(begin)

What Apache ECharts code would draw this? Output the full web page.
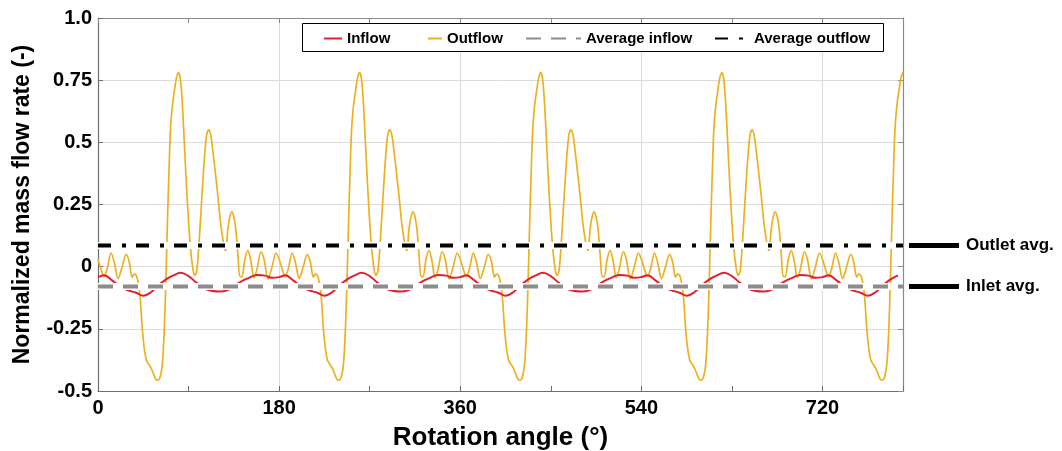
<!DOCTYPE html>
<html>
<head>
<meta charset="utf-8">
<script src="https://cdn.jsdelivr.net/npm/echarts@6/dist/echarts.min.js"></script>
<style>
  html, body { margin: 0; padding: 0; background: #ffffff; }
  #chart { width: 1062px; height: 451px; }
</style>
</head>
<body>
<div id="chart"></div>
<script>
// Normalized mass flow rate over rotation angle; the flow repeats every 180°
const cycleLength = 180;
const angleMin = 0;
const angleMax = 800;

// One cycle of the outflow (angle within cycle, normalized value)
const outflowAngles = [0, 3, 6, 9, 13, 16, 20, 24, 28, 31, 34, 36, 38, 40, 42, 44, 46, 48, 50, 53, 56, 58, 60, 62, 64, 66, 67.5, 69, 70.5, 72, 74, 76, 78, 80, 82, 84, 86, 88, 90, 92, 94, 96, 98, 100, 102, 104, 106, 108, 110, 112, 114, 116, 119, 122, 125, 127, 129, 131, 133, 135, 137, 139, 141, 143, 146, 149, 152, 155, 158, 162, 165, 169, 173, 177];
const outflowValues = [0.03, -0.01, -0.04, -0.01, 0.055, 0.02, -0.048, 0.0, 0.05, 0.02, -0.042, -0.03, -0.035, -0.065, -0.13, -0.25, -0.33, -0.375, -0.39, -0.41, -0.44, -0.455, -0.455, -0.44, -0.39, -0.24, -0.05, 0.18, 0.38, 0.55, 0.65, 0.71, 0.76, 0.78, 0.75, 0.64, 0.48, 0.32, 0.18, 0.07, 0.0, -0.035, -0.02, 0.07, 0.2, 0.33, 0.45, 0.53, 0.55, 0.53, 0.47, 0.4, 0.29, 0.17, 0.09, 0.065, 0.15, 0.2, 0.22, 0.2, 0.15, 0.05, -0.04, -0.04, 0.03, 0.065, 0.02, -0.045, -0.01, 0.06, 0.03, -0.05, 0.0, 0.055];

// One cycle of the inflow
const inflowAngles = [0, 6, 14, 22, 30, 38, 45, 52, 60, 68, 75, 82, 90, 98, 106, 114, 121, 128, 135, 142, 150, 158, 166, 173];
const inflowValues = [-0.042, -0.035, -0.055, -0.08, -0.095, -0.105, -0.117, -0.105, -0.075, -0.05, -0.035, -0.024, -0.038, -0.065, -0.088, -0.098, -0.1, -0.095, -0.078, -0.06, -0.045, -0.034, -0.036, -0.045];

// Cycle averages
const averageInflow = -0.08;
const averageOutflow = 0.085;

// Axis tick labels
const xTickLabels = ['0', '180', '360', '540', '720'];
const yTickLabels = ['-0.5', '-0.25', '0', '0.25', '0.5', '0.75', '1.0'];

const seriesNames = ['Inflow', 'Outflow', 'Average inflow', 'Average outflow'];

function repeatCycle(angles, values) {
  const pts = [];
  for (let k = 0; k * cycleLength <= angleMax; k++) {
    for (let i = 0; i < angles.length; i++) {
      const x = angles[i] + k * cycleLength;
      if (x <= angleMax) pts.push([x, values[i]]);
    }
  }
  return pts;
}

const FONT = '"Liberation Sans", Arial, Helvetica, sans-serif';
const yMin = -0.5, yMax = 1.0, yStep = 0.25;

const chart = echarts.init(document.getElementById('chart'), null, { renderer: 'canvas' });

const gridBox = { left: 98, right: 159, top: 18, bottom: 60, outerBoundsMode: 'none', containLabel: false };

const flatLine = v => [[angleMin, v], [angleMax, v]];

function legendAt(name, left, width) {
  return {
    data: [name], left: left, top: 31, padding: 0,
    itemWidth: width, itemHeight: 12, itemGap: 0, z: 5,
    selectedMode: false,
    itemStyle: { opacity: 0 },
    textStyle: { fontFamily: FONT, fontWeight: 'bold', fontSize: 15, color: '#000' }
  };
}

chart.setOption({
  animation: false,
  backgroundColor: '#ffffff',
  grid: gridBox,
  legend: [
    legendAt(seriesNames[0], 323, 18),
    legendAt(seriesNames[1], 427, 14),
    legendAt(seriesNames[2], 525, 55),
    legendAt(seriesNames[3], 714, 34)
  ],
  xAxis: [
    {
      type: 'value', min: angleMin, max: angleMax, interval: 90, position: 'bottom',
      name: 'Rotation angle (°)', nameLocation: 'middle', nameGap: 34,
      nameTextStyle: { fontFamily: FONT, fontWeight: 'bold', fontSize: 26, color: '#000' },
      axisLine: { show: true, onZero: false, lineStyle: { color: '#6e6e6e', width: 1.2 } },
      axisTick: { show: true, inside: true, length: 5, lineStyle: { color: '#6e6e6e' } },
      axisLabel: {
        margin: 7, fontFamily: FONT, fontWeight: 'bold', fontSize: 20, color: '#000',
        formatter: v => xTickLabels.indexOf(String(v)) >= 0 ? String(v) : ''
      },
      splitLine: { show: false }
    },
    {
      type: 'value', min: angleMin, max: angleMax, interval: 90, position: 'top',
      axisLine: { show: true, onZero: false, lineStyle: { color: '#8a8a8a', width: 1.2 } },
      axisTick: { show: true, inside: true, length: 5, lineStyle: { color: '#8a8a8a' } },
      axisLabel: { show: false },
      splitLine: { show: false }
    },
    {
      type: 'value', min: angleMin, max: angleMax, interval: cycleLength, position: 'bottom',
      axisLine: { show: false, onZero: false }, axisTick: { show: false }, axisLabel: { show: false },
      splitLine: { show: true, lineStyle: { color: '#dcdcdc', width: 1 } }
    }
  ],
  yAxis: [
    {
      type: 'value', min: yMin, max: yMax, interval: yStep, position: 'left',
      name: 'Normalized mass flow rate (-)', nameLocation: 'middle', nameGap: 64,
      nameTextStyle: { fontFamily: FONT, fontWeight: 'bold', fontSize: 23, color: '#000' },
      axisLine: { show: true, onZero: false, lineStyle: { color: '#6e6e6e', width: 1.2 } },
      axisTick: { show: true, inside: true, length: 5, lineStyle: { color: '#6e6e6e' } },
      axisLabel: {
        margin: 6, fontFamily: FONT, fontWeight: 'bold', fontSize: 20, color: '#000',
        formatter: v => {
          const i = Math.round((v - yMin) / yStep);
          return yTickLabels[i] !== undefined ? yTickLabels[i] : '';
        }
      },
      splitLine: { show: true, lineStyle: { color: '#dcdcdc', width: 1 } }
    },
    {
      type: 'value', min: yMin, max: yMax, interval: yStep, position: 'right',
      axisLine: { show: true, onZero: false, lineStyle: { color: '#8a8a8a', width: 1.2 } },
      axisTick: { show: true, inside: true, length: 5, lineStyle: { color: '#8a8a8a' } },
      axisLabel: { show: false },
      splitLine: { show: false }
    }
  ],
  series: [
    {
      name: seriesNames[1], type: 'line', data: repeatCycle(outflowAngles, outflowValues),
      showSymbol: false, symbol: 'none', smooth: 0.3, z: 2,
      lineStyle: { color: '#EDB120', width: 1.7 }, itemStyle: { color: '#EDB120' }
    },
    {
      name: seriesNames[0], type: 'line', data: repeatCycle(inflowAngles, inflowValues),
      showSymbol: false, symbol: 'none', smooth: 0.4, z: 3,
      lineStyle: { color: '#E0202E', width: 2 }, itemStyle: { color: '#E0202E' }
    },
    {
      name: 'inflow-backing', type: 'line', data: flatLine(averageInflow),
      showSymbol: false, symbol: 'none', z: 4, silent: true,
      lineStyle: { color: '#ffffff', width: 7 }
    },
    {
      name: 'outflow-backing', type: 'line', data: flatLine(averageOutflow),
      showSymbol: false, symbol: 'none', z: 4, silent: true,
      lineStyle: { color: '#ffffff', width: 7 }
    },
    {
      name: seriesNames[2], type: 'line', data: flatLine(averageInflow),
      showSymbol: false, symbol: 'none', z: 5,
      lineStyle: { color: '#8c8c8c', width: 4, type: [15, 10], cap: 'butt' },
      itemStyle: { color: '#8c8c8c' }
    },
    {
      name: seriesNames[3], type: 'line', data: flatLine(averageOutflow),
      showSymbol: false, symbol: 'none', z: 5,
      lineStyle: { color: '#000000', width: 4, type: [13, 11, 4, 10], cap: 'butt' },
      itemStyle: { color: '#000000' }
    }
  ]
});

// Legend frame and the labelled pointers to the two average levels
const plotRight = 1062 - gridBox.right;
const yOut = chart.convertToPixel({ yAxisIndex: 0 }, averageOutflow);
const yIn = chart.convertToPixel({ yAxisIndex: 0 }, averageInflow);

function pointer(y, label) {
  return [
    { type: 'line', z: 6, shape: { x1: plotRight + 6, y1: y, x2: plotRight + 56, y2: y },
      style: { stroke: '#000', lineWidth: 5 } },
    { type: 'text', z: 6, x: plotRight + 63, y: y,
      style: { text: label, fill: '#000', font: 'bold 17px ' + FONT, textVerticalAlign: 'middle', verticalAlign: 'middle' } }
  ];
}

chart.setOption({
  graphic: [
    { type: 'rect', z: 4, shape: { x: 302.5, y: 23.5, width: 581, height: 28 },
      style: { fill: '#ffffff', stroke: '#000000', lineWidth: 1 } }
  ].concat(pointer(yOut, 'Outlet avg.'), pointer(yIn, 'Inlet avg.'))
});
</script>
</body>
</html>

(end)

Aim of the task
Omitting all pictures, restate exactly the lines of the material from its start through the line that contains "const angleMax = 800;".

Result of this exercise
What Apache ECharts code would draw this? Output the full web page.
<!DOCTYPE html>
<html>
<head>
<meta charset="utf-8">
<script src="https://cdn.jsdelivr.net/npm/echarts@6/dist/echarts.min.js"></script>
<style>
  html, body { margin: 0; padding: 0; background: #ffffff; }
  #chart { width: 1062px; height: 451px; }
</style>
</head>
<body>
<div id="chart"></div>
<script>
// Normalized mass flow rate over rotation angle; the flow repeats every 180°
const cycleLength = 180;
const angleMin = 0;
const angleMax = 800;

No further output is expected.